/---

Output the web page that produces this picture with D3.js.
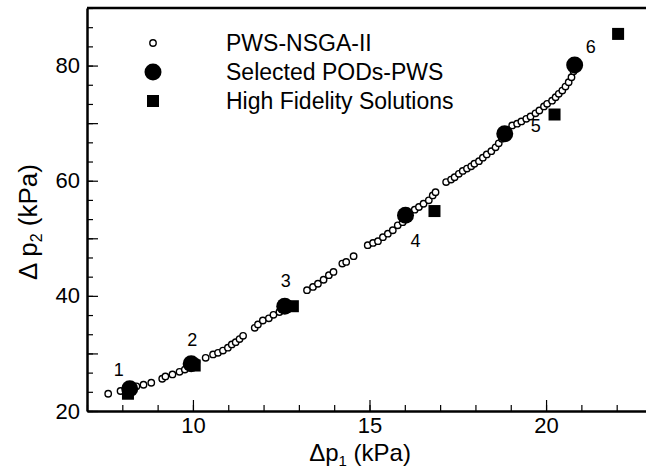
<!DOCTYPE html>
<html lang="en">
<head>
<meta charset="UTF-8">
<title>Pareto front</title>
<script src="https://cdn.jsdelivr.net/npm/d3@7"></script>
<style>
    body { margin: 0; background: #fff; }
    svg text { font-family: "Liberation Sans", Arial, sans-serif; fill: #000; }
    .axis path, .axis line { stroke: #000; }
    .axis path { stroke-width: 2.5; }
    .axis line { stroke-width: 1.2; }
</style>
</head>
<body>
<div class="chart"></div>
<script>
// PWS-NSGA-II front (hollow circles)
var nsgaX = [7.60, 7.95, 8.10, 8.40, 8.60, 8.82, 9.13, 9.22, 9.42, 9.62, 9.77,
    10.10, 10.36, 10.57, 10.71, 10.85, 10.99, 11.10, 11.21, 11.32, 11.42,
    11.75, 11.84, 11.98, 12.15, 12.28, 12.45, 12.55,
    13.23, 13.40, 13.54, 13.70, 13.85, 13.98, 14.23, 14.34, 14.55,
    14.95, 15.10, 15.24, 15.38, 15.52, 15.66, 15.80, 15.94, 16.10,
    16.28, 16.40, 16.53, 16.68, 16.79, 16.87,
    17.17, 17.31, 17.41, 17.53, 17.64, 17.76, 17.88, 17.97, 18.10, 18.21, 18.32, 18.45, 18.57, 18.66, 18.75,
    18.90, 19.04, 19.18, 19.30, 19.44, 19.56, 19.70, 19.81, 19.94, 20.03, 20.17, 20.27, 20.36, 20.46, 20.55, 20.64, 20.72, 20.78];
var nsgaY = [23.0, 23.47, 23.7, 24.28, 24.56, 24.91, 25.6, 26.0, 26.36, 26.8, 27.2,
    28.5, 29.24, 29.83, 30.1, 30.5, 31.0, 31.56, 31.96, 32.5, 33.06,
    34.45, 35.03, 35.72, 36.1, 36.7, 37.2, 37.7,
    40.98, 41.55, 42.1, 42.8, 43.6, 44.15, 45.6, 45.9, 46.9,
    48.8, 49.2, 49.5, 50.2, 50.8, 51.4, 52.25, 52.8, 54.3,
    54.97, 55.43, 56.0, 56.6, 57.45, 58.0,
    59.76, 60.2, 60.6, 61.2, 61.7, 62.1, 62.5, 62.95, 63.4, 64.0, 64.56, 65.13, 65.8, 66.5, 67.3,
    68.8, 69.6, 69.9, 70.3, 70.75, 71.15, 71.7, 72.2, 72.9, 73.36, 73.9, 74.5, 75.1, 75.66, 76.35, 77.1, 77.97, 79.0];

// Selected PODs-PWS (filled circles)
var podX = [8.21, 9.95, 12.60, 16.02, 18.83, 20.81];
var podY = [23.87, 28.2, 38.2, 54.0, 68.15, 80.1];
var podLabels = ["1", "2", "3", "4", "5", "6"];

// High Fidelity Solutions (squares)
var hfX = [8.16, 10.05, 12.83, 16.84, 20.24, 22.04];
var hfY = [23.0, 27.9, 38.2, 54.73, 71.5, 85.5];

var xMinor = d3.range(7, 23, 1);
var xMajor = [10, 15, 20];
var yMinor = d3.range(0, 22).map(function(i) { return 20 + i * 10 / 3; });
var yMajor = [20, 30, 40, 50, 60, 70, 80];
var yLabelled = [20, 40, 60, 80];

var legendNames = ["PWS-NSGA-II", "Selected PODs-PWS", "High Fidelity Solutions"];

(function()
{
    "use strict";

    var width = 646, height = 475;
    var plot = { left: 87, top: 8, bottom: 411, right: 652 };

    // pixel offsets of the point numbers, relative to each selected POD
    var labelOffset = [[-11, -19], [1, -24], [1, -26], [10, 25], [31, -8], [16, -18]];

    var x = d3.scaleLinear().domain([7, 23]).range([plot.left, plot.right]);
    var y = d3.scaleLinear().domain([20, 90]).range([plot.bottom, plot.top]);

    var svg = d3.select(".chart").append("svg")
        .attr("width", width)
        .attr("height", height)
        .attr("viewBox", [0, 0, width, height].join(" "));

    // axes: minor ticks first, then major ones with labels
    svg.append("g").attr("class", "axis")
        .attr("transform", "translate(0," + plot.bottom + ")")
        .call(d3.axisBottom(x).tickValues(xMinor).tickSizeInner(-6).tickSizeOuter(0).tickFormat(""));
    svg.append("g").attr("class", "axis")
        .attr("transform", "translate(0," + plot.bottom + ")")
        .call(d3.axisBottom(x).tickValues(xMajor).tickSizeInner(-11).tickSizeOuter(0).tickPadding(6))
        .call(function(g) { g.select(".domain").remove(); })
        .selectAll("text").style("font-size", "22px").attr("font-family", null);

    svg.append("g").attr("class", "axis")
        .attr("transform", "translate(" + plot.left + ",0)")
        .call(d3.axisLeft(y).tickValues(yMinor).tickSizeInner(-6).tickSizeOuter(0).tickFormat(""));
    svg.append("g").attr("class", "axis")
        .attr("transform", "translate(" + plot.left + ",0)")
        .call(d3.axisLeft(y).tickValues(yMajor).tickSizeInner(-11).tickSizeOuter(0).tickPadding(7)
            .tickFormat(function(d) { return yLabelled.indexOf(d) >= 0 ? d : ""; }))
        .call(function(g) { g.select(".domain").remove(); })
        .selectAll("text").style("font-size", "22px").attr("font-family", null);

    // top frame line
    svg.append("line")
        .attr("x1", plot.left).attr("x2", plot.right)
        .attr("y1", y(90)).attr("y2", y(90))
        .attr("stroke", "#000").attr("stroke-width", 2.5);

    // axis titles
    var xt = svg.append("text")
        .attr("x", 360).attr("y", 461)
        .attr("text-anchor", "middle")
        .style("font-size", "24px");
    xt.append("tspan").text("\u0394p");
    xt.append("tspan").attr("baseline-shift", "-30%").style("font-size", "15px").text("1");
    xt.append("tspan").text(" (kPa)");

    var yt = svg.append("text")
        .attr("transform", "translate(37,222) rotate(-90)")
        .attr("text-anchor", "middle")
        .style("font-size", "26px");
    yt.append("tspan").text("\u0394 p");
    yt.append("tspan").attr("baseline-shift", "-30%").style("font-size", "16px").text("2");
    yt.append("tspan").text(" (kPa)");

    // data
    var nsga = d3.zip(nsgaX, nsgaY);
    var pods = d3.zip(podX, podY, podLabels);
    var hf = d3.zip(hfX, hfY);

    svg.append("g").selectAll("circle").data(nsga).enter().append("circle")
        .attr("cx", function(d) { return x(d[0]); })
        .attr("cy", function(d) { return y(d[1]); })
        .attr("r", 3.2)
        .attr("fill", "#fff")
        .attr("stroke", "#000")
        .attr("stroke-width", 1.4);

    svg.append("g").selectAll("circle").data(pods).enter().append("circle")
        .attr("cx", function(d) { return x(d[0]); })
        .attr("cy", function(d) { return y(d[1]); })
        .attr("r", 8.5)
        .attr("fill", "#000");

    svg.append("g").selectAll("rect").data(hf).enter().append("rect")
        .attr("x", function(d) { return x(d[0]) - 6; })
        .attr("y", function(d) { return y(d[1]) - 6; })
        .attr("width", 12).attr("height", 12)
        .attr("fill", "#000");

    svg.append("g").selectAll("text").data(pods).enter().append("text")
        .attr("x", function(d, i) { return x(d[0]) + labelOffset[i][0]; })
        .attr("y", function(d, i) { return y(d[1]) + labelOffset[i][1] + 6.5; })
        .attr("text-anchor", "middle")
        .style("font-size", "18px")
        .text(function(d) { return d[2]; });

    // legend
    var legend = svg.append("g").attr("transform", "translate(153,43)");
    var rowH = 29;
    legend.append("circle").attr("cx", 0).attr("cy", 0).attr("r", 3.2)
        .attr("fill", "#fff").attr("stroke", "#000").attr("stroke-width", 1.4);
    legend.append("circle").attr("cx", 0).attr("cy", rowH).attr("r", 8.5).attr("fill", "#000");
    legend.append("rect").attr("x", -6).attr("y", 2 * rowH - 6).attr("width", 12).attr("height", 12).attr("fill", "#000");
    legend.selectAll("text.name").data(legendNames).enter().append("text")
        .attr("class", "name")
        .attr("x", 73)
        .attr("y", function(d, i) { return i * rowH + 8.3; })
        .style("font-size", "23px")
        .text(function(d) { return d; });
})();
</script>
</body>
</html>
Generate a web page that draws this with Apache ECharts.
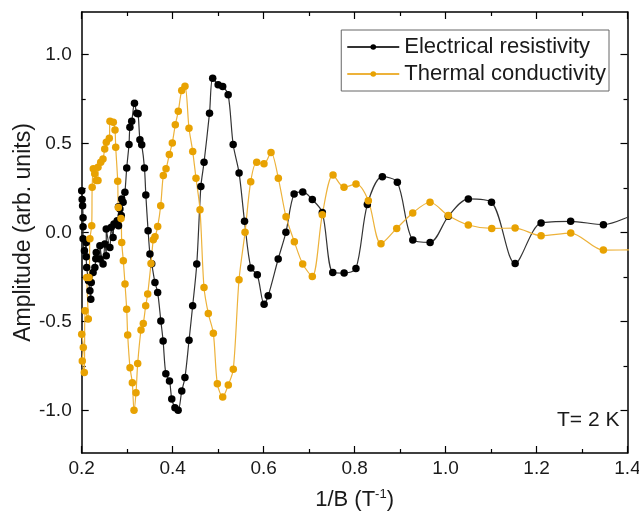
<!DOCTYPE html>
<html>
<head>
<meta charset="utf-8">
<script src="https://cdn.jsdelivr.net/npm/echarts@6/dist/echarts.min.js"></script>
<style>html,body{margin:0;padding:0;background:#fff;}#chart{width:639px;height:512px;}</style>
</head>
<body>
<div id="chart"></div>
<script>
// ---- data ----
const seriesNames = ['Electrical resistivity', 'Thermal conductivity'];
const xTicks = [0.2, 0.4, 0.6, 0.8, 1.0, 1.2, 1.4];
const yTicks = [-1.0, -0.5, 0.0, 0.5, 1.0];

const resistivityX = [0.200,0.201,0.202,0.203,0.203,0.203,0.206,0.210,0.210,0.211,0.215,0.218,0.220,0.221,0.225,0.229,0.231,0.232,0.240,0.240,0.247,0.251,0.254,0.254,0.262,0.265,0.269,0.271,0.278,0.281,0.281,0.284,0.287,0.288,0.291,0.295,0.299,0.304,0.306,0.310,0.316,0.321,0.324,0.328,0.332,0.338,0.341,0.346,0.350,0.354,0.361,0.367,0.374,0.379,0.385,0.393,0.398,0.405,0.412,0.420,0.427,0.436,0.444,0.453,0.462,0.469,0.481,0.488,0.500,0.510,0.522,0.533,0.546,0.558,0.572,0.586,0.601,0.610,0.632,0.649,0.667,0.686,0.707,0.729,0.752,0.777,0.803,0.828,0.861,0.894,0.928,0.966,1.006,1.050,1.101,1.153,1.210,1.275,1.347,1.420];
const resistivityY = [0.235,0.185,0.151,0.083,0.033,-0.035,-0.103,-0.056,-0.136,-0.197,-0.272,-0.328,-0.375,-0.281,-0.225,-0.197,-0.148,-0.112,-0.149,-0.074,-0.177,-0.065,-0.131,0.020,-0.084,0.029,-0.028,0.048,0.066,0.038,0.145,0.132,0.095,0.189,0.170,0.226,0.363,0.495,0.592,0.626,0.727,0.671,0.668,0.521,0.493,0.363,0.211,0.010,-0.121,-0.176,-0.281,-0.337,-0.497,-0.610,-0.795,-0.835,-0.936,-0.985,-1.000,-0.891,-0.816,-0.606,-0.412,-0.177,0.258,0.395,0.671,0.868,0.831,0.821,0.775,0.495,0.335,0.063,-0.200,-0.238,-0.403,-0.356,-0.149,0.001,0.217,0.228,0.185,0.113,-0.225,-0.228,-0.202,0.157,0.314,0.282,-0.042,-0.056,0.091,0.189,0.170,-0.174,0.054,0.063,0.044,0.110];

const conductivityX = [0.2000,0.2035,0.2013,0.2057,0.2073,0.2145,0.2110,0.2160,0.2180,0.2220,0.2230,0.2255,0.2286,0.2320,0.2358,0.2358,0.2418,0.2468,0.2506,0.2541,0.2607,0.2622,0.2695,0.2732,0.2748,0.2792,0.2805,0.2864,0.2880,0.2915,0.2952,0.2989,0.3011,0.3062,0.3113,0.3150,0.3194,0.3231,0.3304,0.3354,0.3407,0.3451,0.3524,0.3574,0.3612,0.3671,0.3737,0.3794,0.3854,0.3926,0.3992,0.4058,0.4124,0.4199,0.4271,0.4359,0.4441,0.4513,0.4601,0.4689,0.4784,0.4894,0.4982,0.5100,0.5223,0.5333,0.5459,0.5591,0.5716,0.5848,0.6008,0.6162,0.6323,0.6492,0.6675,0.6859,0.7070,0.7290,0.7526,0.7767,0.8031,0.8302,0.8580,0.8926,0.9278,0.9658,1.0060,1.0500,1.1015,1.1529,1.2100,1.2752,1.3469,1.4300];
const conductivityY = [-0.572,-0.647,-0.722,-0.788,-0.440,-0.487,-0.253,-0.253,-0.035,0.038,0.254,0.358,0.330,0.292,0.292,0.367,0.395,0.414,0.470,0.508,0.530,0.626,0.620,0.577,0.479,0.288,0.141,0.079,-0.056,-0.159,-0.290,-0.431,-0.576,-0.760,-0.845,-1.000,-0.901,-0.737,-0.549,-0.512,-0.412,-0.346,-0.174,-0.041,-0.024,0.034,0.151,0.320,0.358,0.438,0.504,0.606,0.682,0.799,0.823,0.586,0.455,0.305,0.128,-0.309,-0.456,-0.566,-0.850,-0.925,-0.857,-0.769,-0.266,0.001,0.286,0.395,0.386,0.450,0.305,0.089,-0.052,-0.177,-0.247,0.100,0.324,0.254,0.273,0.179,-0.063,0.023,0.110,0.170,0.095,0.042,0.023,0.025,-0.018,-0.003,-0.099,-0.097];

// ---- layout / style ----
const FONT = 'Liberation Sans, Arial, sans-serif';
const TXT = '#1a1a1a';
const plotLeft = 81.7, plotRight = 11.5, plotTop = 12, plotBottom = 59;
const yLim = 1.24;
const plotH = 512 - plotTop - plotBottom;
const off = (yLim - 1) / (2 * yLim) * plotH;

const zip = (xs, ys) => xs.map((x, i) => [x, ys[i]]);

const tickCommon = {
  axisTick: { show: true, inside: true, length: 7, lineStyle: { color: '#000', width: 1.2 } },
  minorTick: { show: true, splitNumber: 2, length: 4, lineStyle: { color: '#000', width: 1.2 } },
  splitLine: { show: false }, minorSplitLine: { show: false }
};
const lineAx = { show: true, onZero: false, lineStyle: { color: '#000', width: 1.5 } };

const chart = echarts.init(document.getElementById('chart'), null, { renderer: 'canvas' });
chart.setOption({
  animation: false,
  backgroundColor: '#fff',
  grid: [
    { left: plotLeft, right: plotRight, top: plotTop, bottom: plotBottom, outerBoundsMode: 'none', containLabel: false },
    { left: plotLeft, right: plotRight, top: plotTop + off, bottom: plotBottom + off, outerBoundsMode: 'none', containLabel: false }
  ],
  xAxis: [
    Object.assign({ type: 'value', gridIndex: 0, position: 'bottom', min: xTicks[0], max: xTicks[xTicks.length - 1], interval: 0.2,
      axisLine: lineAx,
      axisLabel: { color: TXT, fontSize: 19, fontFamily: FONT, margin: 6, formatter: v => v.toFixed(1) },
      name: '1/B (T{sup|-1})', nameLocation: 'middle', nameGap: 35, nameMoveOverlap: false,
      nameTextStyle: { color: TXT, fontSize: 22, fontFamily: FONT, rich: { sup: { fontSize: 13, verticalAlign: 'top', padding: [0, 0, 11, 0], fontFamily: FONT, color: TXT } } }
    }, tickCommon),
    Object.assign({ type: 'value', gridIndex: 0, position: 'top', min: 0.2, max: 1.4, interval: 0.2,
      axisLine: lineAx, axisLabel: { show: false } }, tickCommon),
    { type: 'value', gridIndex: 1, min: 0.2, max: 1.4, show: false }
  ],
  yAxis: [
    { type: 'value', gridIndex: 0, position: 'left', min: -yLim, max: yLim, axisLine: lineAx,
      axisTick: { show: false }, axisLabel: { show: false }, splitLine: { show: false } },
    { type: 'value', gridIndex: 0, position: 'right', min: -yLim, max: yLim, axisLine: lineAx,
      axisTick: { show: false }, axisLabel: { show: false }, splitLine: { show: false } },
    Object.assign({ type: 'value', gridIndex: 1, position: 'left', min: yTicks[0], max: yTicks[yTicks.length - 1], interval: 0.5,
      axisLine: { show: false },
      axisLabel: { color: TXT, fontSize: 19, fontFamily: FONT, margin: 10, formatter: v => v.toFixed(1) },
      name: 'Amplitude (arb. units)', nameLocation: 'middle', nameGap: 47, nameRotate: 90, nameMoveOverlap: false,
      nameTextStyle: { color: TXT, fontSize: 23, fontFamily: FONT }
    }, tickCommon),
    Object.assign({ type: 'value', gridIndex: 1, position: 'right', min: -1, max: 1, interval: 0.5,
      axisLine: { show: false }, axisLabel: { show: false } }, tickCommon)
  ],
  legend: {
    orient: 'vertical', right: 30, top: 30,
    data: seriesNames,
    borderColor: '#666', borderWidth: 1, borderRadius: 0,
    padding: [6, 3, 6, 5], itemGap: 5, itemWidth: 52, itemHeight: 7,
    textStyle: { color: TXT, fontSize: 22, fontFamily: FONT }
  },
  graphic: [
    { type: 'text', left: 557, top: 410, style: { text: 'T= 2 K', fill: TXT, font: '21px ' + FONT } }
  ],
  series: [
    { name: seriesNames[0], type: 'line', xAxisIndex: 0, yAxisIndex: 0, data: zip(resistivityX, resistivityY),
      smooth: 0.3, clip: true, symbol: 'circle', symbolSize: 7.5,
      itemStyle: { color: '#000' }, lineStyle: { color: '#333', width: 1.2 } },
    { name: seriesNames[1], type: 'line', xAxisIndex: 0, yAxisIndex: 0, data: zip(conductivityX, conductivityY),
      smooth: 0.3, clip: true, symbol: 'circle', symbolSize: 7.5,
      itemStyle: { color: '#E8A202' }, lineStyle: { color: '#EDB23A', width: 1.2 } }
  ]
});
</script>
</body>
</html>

\---

| Your objective |
From the listing above, repeat only the lines between the line containing "Generate a web" and the line containing "const yTicks = [-1.0, -0.5, 0.0, 0.5, 1.0];", those two included. Pictures are not part of the copy.

| Result for this exercise |
Generate a web page that draws this with Apache ECharts.
<!DOCTYPE html>
<html>
<head>
<meta charset="utf-8">
<script src="https://cdn.jsdelivr.net/npm/echarts@6/dist/echarts.min.js"></script>
<style>html,body{margin:0;padding:0;background:#fff;}#chart{width:639px;height:512px;}</style>
</head>
<body>
<div id="chart"></div>
<script>
// ---- data ----
const seriesNames = ['Electrical resistivity', 'Thermal conductivity'];
const xTicks = [0.2, 0.4, 0.6, 0.8, 1.0, 1.2, 1.4];
const yTicks = [-1.0, -0.5, 0.0, 0.5, 1.0];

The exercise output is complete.